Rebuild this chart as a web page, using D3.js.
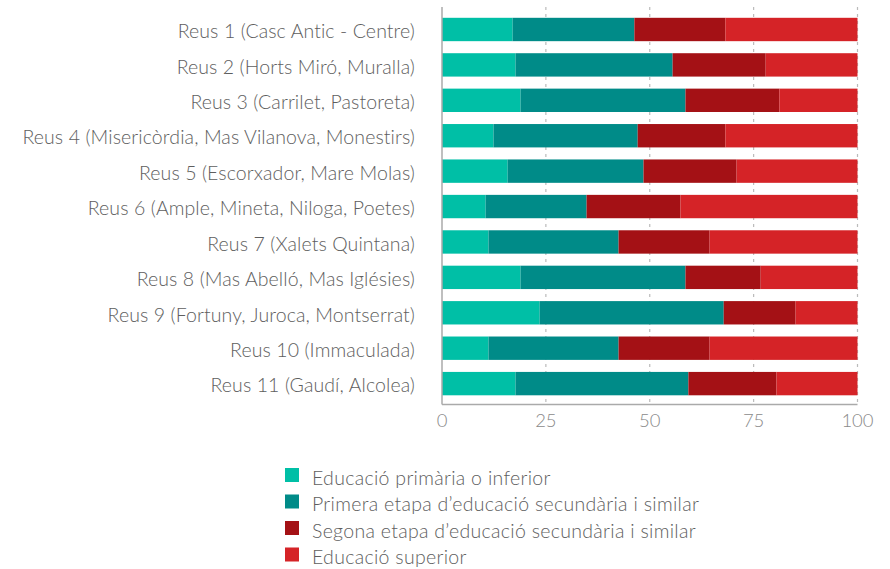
<!doctype html>
<html>
<head>
<meta charset="utf-8">
<script src="https://cdnjs.cloudflare.com/ajax/libs/d3/7.8.5/d3.min.js"></script>
<style>
  body { margin: 0; background: #fff; }
  text { font-family: Lato, "Open Sans", sans-serif; font-weight: 300; fill: #5e5e5e; }
</style>
</head>
<body>
<div id="chart-area"></div>
<script>
// Districtes
var categories = [
  "Reus 1 (Casc Antic - Centre)",
  "Reus 2 (Horts Miró, Muralla)",
  "Reus 3 (Carrilet, Pastoreta)",
  "Reus 4 (Misericòrdia, Mas Vilanova, Monestirs)",
  "Reus 5 (Escorxador, Mare Molas)",
  "Reus 6 (Ample, Mineta, Niloga, Poetes)",
  "Reus 7 (Xalets Quintana)",
  "Reus 8 (Mas Abelló, Mas Iglésies)",
  "Reus 9 (Fortuny, Juroca, Montserrat)",
  "Reus 10 (Immaculada)",
  "Reus 11 (Gaudí, Alcolea)"
];
var seriesNames = [
  "Educació primària o inferior",
  "Primera etapa d’educació secundària i similar",
  "Segona etapa d’educació secundària i similar",
  "Educació superior"
];
// percentatges per nivell
var primaria   = [17.0, 17.7, 18.9, 12.4, 15.8, 10.5, 11.2, 18.9, 23.5, 11.2, 17.7];
var secundaria1 = [29.3, 37.8, 39.7, 34.7, 32.7, 24.3, 31.3, 39.7, 44.3, 31.3, 41.6];
var secundaria2 = [21.9, 22.4, 22.6, 21.1, 22.4, 22.6, 21.9, 18.1, 17.3, 21.9, 21.2];
var superior   = [31.8, 22.1, 18.8, 31.8, 29.1, 42.6, 35.6, 23.3, 14.9, 35.6, 19.5];
var xTicks = [0, 25, 50, 75, 100];

var colours = ["#00bfa6", "#008b88", "#a41115", "#d52327"];

var width = 890, height = 569;

var svg = d3.select("#chart-area").append("svg")
  .attr("width", width)
  .attr("height", height);

var rows = categories.map(function(c, i) {
  return { cat: c, v: [primaria[i], secundaria1[i], secundaria2[i], superior[i]] };
});
var keys = [0, 1, 2, 3];
var stacked = d3.stack()
  .keys(keys)
  .value(function(d, k) { return d.v[k]; })(rows);

var x = d3.scaleLinear().domain([0, 100]).range([442, 857.5]);
var y = d3.scaleBand().domain(categories).range([17.8, 395.3])
  .paddingInner(0.34).paddingOuter(0);

var plotTop = 7, plotBottom = 404.5;

// gridlines
svg.append("g").selectAll("line")
  .data(xTicks.slice(1))
  .enter().append("line")
  .attr("x1", function(d) { return x(d); })
  .attr("x2", function(d) { return x(d); })
  .attr("y1", plotTop)
  .attr("y2", plotBottom)
  .attr("stroke", "#bbb")
  .attr("stroke-width", 1.2)
  .attr("stroke-dasharray", "3,4");

// bars
svg.append("g").selectAll("g")
  .data(stacked)
  .enter().append("g")
  .attr("fill", function(d) { return colours[d.key]; })
  .selectAll("rect")
  .data(function(d) { return d; })
  .enter().append("rect")
  .attr("x", function(d) { return x(d[0]); })
  .attr("width", function(d) { return x(d[1]) - x(d[0]); })
  .attr("y", function(d) { return y(d.data.cat); })
  .attr("height", y.bandwidth());

// axes
svg.append("line")
  .attr("x1", x(0)).attr("x2", x(0))
  .attr("y1", plotTop).attr("y2", plotBottom)
  .attr("stroke", "#aaa").attr("stroke-width", 1.5);
svg.append("line")
  .attr("x1", x(0)).attr("x2", x(100))
  .attr("y1", plotBottom).attr("y2", plotBottom)
  .attr("stroke", "#aaa").attr("stroke-width", 1.5);

svg.append("g").selectAll("text")
  .data(xTicks)
  .enter().append("text")
  .attr("x", function(d) { return x(d); })
  .attr("y", 427)
  .attr("text-anchor", "middle")
  .attr("font-size", "18.5px")
  .style("fill", "#8a8a8a")
  .text(function(d) { return d; });

svg.append("g").selectAll("text")
  .data(categories)
  .enter().append("text")
  .attr("x", 415)
  .attr("y", function(d) { return y(d) + y.bandwidth() / 2; })
  .attr("dy", "0.45em")
  .attr("text-anchor", "end")
  .attr("font-size", "19.5px")
  .style("letter-spacing", "0.1px")
  .text(function(d) { return d; });

// legend
var legend = svg.append("g").attr("transform", "translate(285, 468)");
seriesNames.forEach(function(name, i) {
  var row = legend.append("g").attr("transform", "translate(0," + (i * 26.5) + ")");
  row.append("rect")
    .attr("width", 14).attr("height", 14)
    .attr("fill", colours[i]);
  row.append("text")
    .attr("x", 27).attr("y", 8)
    .attr("dy", "0.45em")
    .attr("font-size", "19.5px")
    .style("letter-spacing", "0.3px")
    .text(name);
});
</script>
</body>
</html>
────
**Stated goal:** Copy every line of the data word for word, omitting the images.

**Answer to this task:**
Rebuild this chart as a web page, using D3.js.
<!doctype html>
<html>
<head>
<meta charset="utf-8">
<script src="https://cdnjs.cloudflare.com/ajax/libs/d3/7.8.5/d3.min.js"></script>
<style>
  body { margin: 0; background: #fff; }
  text { font-family: Lato, "Open Sans", sans-serif; font-weight: 300; fill: #5e5e5e; }
</style>
</head>
<body>
<div id="chart-area"></div>
<script>
// Districtes
var categories = [
  "Reus 1 (Casc Antic - Centre)",
  "Reus 2 (Horts Miró, Muralla)",
  "Reus 3 (Carrilet, Pastoreta)",
  "Reus 4 (Misericòrdia, Mas Vilanova, Monestirs)",
  "Reus 5 (Escorxador, Mare Molas)",
  "Reus 6 (Ample, Mineta, Niloga, Poetes)",
  "Reus 7 (Xalets Quintana)",
  "Reus 8 (Mas Abelló, Mas Iglésies)",
  "Reus 9 (Fortuny, Juroca, Montserrat)",
  "Reus 10 (Immaculada)",
  "Reus 11 (Gaudí, Alcolea)"
];
var seriesNames = [
  "Educació primària o inferior",
  "Primera etapa d’educació secundària i similar",
  "Segona etapa d’educació secundària i similar",
  "Educació superior"
];
// percentatges per nivell
var primaria   = [17.0, 17.7, 18.9, 12.4, 15.8, 10.5, 11.2, 18.9, 23.5, 11.2, 17.7];
var secundaria1 = [29.3, 37.8, 39.7, 34.7, 32.7, 24.3, 31.3, 39.7, 44.3, 31.3, 41.6];
var secundaria2 = [21.9, 22.4, 22.6, 21.1, 22.4, 22.6, 21.9, 18.1, 17.3, 21.9, 21.2];
var superior   = [31.8, 22.1, 18.8, 31.8, 29.1, 42.6, 35.6, 23.3, 14.9, 35.6, 19.5];
var xTicks = [0, 25, 50, 75, 100];

var colours = ["#00bfa6", "#008b88", "#a41115", "#d52327"];

var width = 890, height = 569;

var svg = d3.select("#chart-area").append("svg")
  .attr("width", width)
  .attr("height", height);

var rows = categories.map(function(c, i) {
  return { cat: c, v: [primaria[i], secundaria1[i], secundaria2[i], superior[i]] };
});
var keys = [0, 1, 2, 3];
var stacked = d3.stack()
  .keys(keys)
  .value(function(d, k) { return d.v[k]; })(rows);

var x = d3.scaleLinear().domain([0, 100]).range([442, 857.5]);
var y = d3.scaleBand().domain(categories).range([17.8, 395.3])
  .paddingInner(0.34).paddingOuter(0);

var plotTop = 7, plotBottom = 404.5;

// gridlines
svg.append("g").selectAll("line")
  .data(xTicks.slice(1))
  .enter().append("line")
  .attr("x1", function(d) { return x(d); })
  .attr("x2", function(d) { return x(d); })
  .attr("y1", plotTop)
  .attr("y2", plotBottom)
  .attr("stroke", "#bbb")
  .attr("stroke-width", 1.2)
  .attr("stroke-dasharray", "3,4");

// bars
svg.append("g").selectAll("g")
  .data(stacked)
  .enter().append("g")
  .attr("fill", function(d) { return colours[d.key]; })
  .selectAll("rect")
  .data(function(d) { return d; })
  .enter().append("rect")
  .attr("x", function(d) { return x(d[0]); })
  .attr("width", function(d) { return x(d[1]) - x(d[0]); })
  .attr("y", function(d) { return y(d.data.cat); })
  .attr("height", y.bandwidth());

// axes
svg.append("line")
  .attr("x1", x(0)).attr("x2", x(0))
  .attr("y1", plotTop).attr("y2", plotBottom)
  .attr("stroke", "#aaa").attr("stroke-width", 1.5);
svg.append("line")
  .attr("x1", x(0)).attr("x2", x(100))
  .attr("y1", plotBottom).attr("y2", plotBottom)
  .attr("stroke", "#aaa").attr("stroke-width", 1.5);

svg.append("g").selectAll("text")
  .data(xTicks)
  .enter().append("text")
  .attr("x", function(d) { return x(d); })
  .attr("y", 427)
  .attr("text-anchor", "middle")
  .attr("font-size", "18.5px")
  .style("fill", "#8a8a8a")
  .text(function(d) { return d; });

svg.append("g").selectAll("text")
  .data(categories)
  .enter().append("text")
  .attr("x", 415)
  .attr("y", function(d) { return y(d) + y.bandwidth() / 2; })
  .attr("dy", "0.45em")
  .attr("text-anchor", "end")
  .attr("font-size", "19.5px")
  .style("letter-spacing", "0.1px")
  .text(function(d) { return d; });

// legend
var legend = svg.append("g").attr("transform", "translate(285, 468)");
seriesNames.forEach(function(name, i) {
  var row = legend.append("g").attr("transform", "translate(0," + (i * 26.5) + ")");
  row.append("rect")
    .attr("width", 14).attr("height", 14)
    .attr("fill", colours[i]);
  row.append("text")
    .attr("x", 27).attr("y", 8)
    .attr("dy", "0.45em")
    .attr("font-size", "19.5px")
    .style("letter-spacing", "0.3px")
    .text(name);
});
</script>
</body>
</html>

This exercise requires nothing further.